The Nordic Council Literature Prize
The Icelandic author Auður Ava Ólafsdóttir won the Nordic Council Literature Prize for the novel Ör, (Hotel Silence, Pushkin Press 2018, translator Brian FitzGibbon). Ólafsdóttir has been awarded the prize for a work full of subtle humour and sparkling, vital language, which asks the big questions about life and death.

The Nordic Council Children and Young People’s Literature Prize
The Faroese author Bárður Oskarsson has been awarded the Nordic Council Children and Young People’s Literature Prize 2018 for the picture book Træið (“The Tree”). In a world in which we are constantly bombarded by stimuli, Bárður Oskarsson receives the award for a tale that dares to take its time.

The Nordic Council Film Prize
Director and producer Benedikt Erlingsson, his fellow scriptwriter Ólafur Egill Egilsson and producers Marianne Slot and Carine Leblanc have been awarded the Nordic Council Film Prize 2018 for Woman at War, which adopts a witty and playful approach to big political questions and to the private life of its atypical action hero, a 48-year-old woman.

The Nordic Council Music Prize
Nils Henrik Asheim from Norway has been awarded the Nordic Council Music Prize 2018 for the work Muohta. Asheim has been awarded the prize for Muohta, a work that the jury describes as “at once acutely contemporary yet conscious of its history”.
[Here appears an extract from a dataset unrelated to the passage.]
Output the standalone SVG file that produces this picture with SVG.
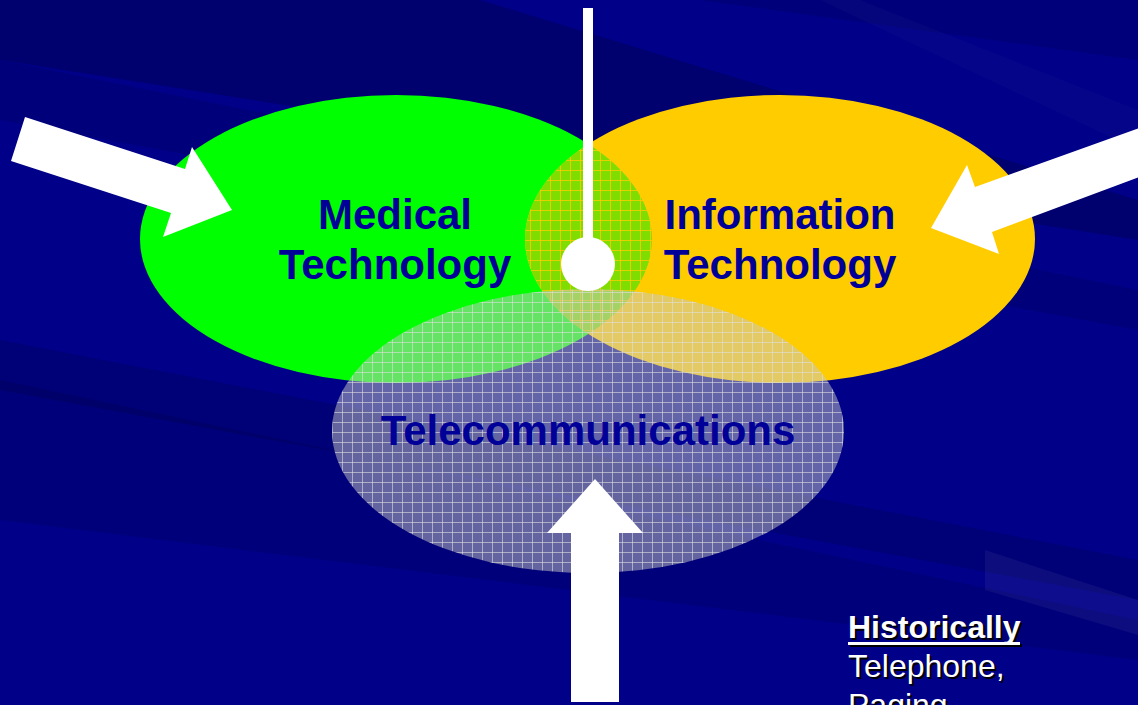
<svg xmlns="http://www.w3.org/2000/svg" width="1138" height="705" viewBox="0 0 1138 705">
<style>
.lbl{font-family:"Liberation Sans",Arial,sans-serif;font-weight:bold;font-size:42px;fill:#000099;text-anchor:middle}
.note{font-family:"Liberation Sans",Arial,sans-serif;font-size:32px;fill:#ffffff}
.sh{fill:#000000}
.arrow{fill:#ffffff}
</style>
<defs>
<pattern id="lensGrid" width="10" height="10" patternUnits="userSpaceOnUse">
<rect width="10" height="10" fill="#80dd00"/>
<path d="M0 0.5H10M0.5 0V10" stroke="#ffcc00" stroke-width="1" stroke-opacity="0.8" fill="none"/>
</pattern>
<pattern id="telGrid" width="10" height="10" patternUnits="userSpaceOnUse" x="2" y="2">
<rect width="10" height="10" fill="#c8c8c8" fill-opacity="0.5"/>
<path d="M0 0.5H10M0.5 0V10" stroke="#e0e0e0" stroke-width="1" stroke-opacity="0.6" fill="none"/>
</pattern>
<clipPath id="greenClip"><ellipse cx="396" cy="239" rx="256" ry="144"/></clipPath>
</defs>

<g id="background">
<rect width="1138" height="705" fill="#000088"/>
<polygon points="0,0 480,0 1138,200 1138,240 0,60" fill="#000000" fill-opacity="0.18"/>
<polygon points="0,60 1138,290 1138,330 0,120" fill="#000000" fill-opacity="0.1"/>
<polygon points="0,340 1138,560 1138,600 0,390" fill="#000000" fill-opacity="0.12"/>
<polygon points="0,380 1138,620 1138,660 0,520" fill="#000000" fill-opacity="0.1"/>
<polygon points="700,0 1138,0 1138,60" fill="#000000" fill-opacity="0.1"/>
<polygon points="860,0 1138,110 1138,150 820,0" fill="#ffffff" fill-opacity="0.02"/>
<polygon points="985,550 1138,600 1138,635 985,590" fill="#ffffff" fill-opacity="0.05"/>
</g>

<g id="node-medical">
<ellipse cx="396" cy="239" rx="256" ry="144" fill="#00ff00"/>
</g>
<g id="node-information">
<ellipse cx="780" cy="239" rx="255" ry="144" fill="#ffcc00"/>
</g>
<g id="overlap-lens">
<ellipse cx="780" cy="239" rx="255" ry="144" fill="url(#lensGrid)" clip-path="url(#greenClip)"/>
</g>
<g id="node-telecom">
<ellipse cx="588" cy="431" rx="256" ry="142" fill="url(#telGrid)"/>
</g>

<g id="labels">
<text class="lbl" x="395" y="229">Medical</text>
<text class="lbl" x="395" y="279">Technology</text>
<text class="lbl" x="780" y="229">Information</text>
<text class="lbl" x="780" y="279">Technology</text>
<text class="lbl" x="588" y="445">Telecommunications</text>
</g>

<g id="connectors">
<polygon class="arrow" points="25,117 185,169 192,147 232,210 163,237 171,213 11,161"/>
<polygon class="arrow" points="1142,127 975,187 967,165 931,228 999,254 992,232 1142,176"/>
<polygon class="arrow" points="571,702 571,533 547,533 595,479 643,533 619,533 619,702"/>
<rect x="583" y="8" width="10" height="250" fill="#ffffff"/>
<circle cx="588" cy="264" r="27" fill="#ffffff"/>
</g>

<g id="note">
<text class="note sh" x="850" y="640" font-weight="bold">Historically</text>
<rect class="sh" x="850" y="644" width="172" height="3"/>
<text class="note" x="848" y="638" font-weight="bold">Historically</text>
<rect x="848" y="642" width="172" height="3" fill="#ffffff"/>
<text class="note sh" x="850" y="679">Telephone,</text>
<text class="note" x="848" y="677">Telephone,</text>
<text class="note sh" x="850" y="718">Paging</text>
<text class="note" x="848" y="716">Paging</text>
</g>
</svg>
The Nordic Council Environment Prize
Per Ole Frederiksen, Pâviârak Jakobsen and Nette Levermann receive the Nordic Council Environment Prize 2018 on behalf of the Natural Resource Council of Attu, West Greenland. The Natural Resource Council of Attu on the west coast of Greenland has been awarded the prize for its work on documenting the marine environment and proposing new ways of managing it.